Por su parte, otro escritor, Luis Barrera Linares, en su libro La duda melódica (Crónicas malhumoradas), los define en la crónica “El bautismo de un libro es un parto social”: “Curiosos señores y señoras de un solo traje, una sola corbata (en el caso de los caballeros) y una misma sonrisa, quienes siempre están allí y que incluso son más que bienvenidos cuando acuden muy pocos de quienes realmente han sido convocados… A veces se les censura subrepticiamente, entre chismes, como intrusos más interesados en el condumio y el ‘bebumio’ que en el honor… Al margen de que jamás hayan abierto algún libro, después de la veneración forzada y la palmadita o apretón de mano, no dudan al expresar: —Qué bueno su libro, poeta”.

 

El billete roto

Cuando regresó el equipo de TKD victorioso de los juegos olímpicos de Barcelona 92, se le hizo un agasajo en el extinto hotel Caracas Hilton –hoy Alba Caracas–, la pauta era entrevistarlos, incluyendo a su entrenador Hung Ki Kim. En plena entrevista hubo un fallo logístico que fue solventado por un señor bien relacionado, líder de una mesa en la que no faltaba whisky ni pasapalos. Al culminar su labor, el fablistán se acercó para agradecer el favor recibido y sorpresivamente fue invitado a compartir el botín líquido y sólido de esa afortunada jauría.

Culminada la cuarta botella, ese señor que lo ayudó, con su demodé copete estirado de lado con Brylcreem, le entregó la mitad de un billete de 100 bolívares, marrón como su flux ajado, al mesonero de turno. Si quieres la otra mitad, debes atendernos como reyes por el resto de la velada. Exhibía, al igual que el resto de sus contertulios, un carnet borroso que no identificaba a nadie. Eran del Sipem.

Una fuente digna de todo crédito afirma que Ricardo Quevedo, fundador del Barrio Sucre del 23 de Enero, era uno de los líderes de ese curioso movimiento de “jartones”, porque siempre lo veía en el club Casa Blanca –ahora Hermandad Gallega–, en el Nuevo Circo con motivo de los grandes campeonatos de boxeo, en ruedas de prensa y demás eventos donde se repartiera caña y pasapalos.

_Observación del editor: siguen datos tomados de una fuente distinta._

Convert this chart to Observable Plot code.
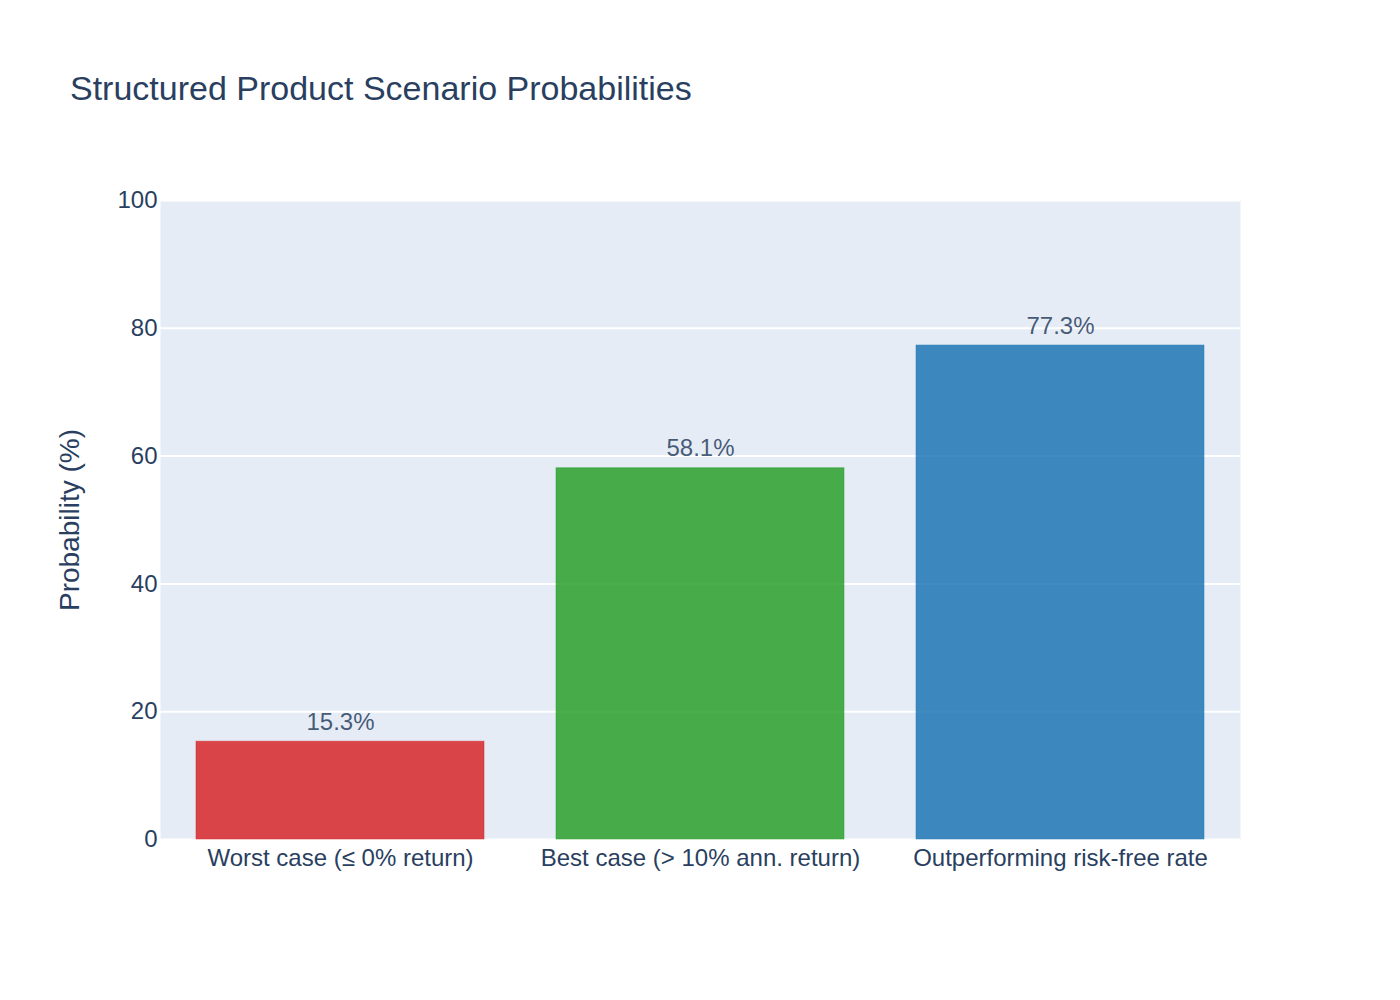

El veterano periodista Julio Barazarte recuerda que hubo una fiesta en el club de la Electricidad, en Chacao. Él estaba con un grupo de colegas y tenían sus invitaciones, pero en la puerta había un zaperoco, porque los del Sipem fueron descubiertos y les prohibieron la entrada. Sin embargo, cuando llegó el anfitrión, don Ricardo Zuloaga, un audaz profesional del coleo lo saludó con nombre y apellido, entonces el iluminado magnate autorizó a guardaespaldas y porteros que le dieran libre acceso a “ese grupo”. Dentro de la fiesta los tipos se acercaban a cualquier mesa, saludaban a quien sea y sin mediar palabras tomaban la botella y se servían ríos de aguardiente gratis, con el fondo musical del grupo 1-2-3 y fuera, como testigo.

Una vez, a la salida de una rueda de prensa, otro veterano, Rubén Mijares, fue convencido y accedió a darle la cola a ese sujeto del Sipem, que incluso llevaba una cesta de licores que había ganado ese día. Y entonces abordaron “la patrullita” –como les decían a los vehículos de El Nacional y El Universal usados para transportar periodista y reportero gráfico.

Ya no hay esos rumbones, ni rimbombancias, ni ríos de whisky, ni bojotes de pasapalos… lo único bueno es que, según parece, han mermado esos chulos que tanto daño causaron a la imagen del periodismo caraqueño, aunque según el reportero Norberto Méndez, en esta era tecnológica, están mutando en una especie interesada en el “refrigerio virtual”. Veremos.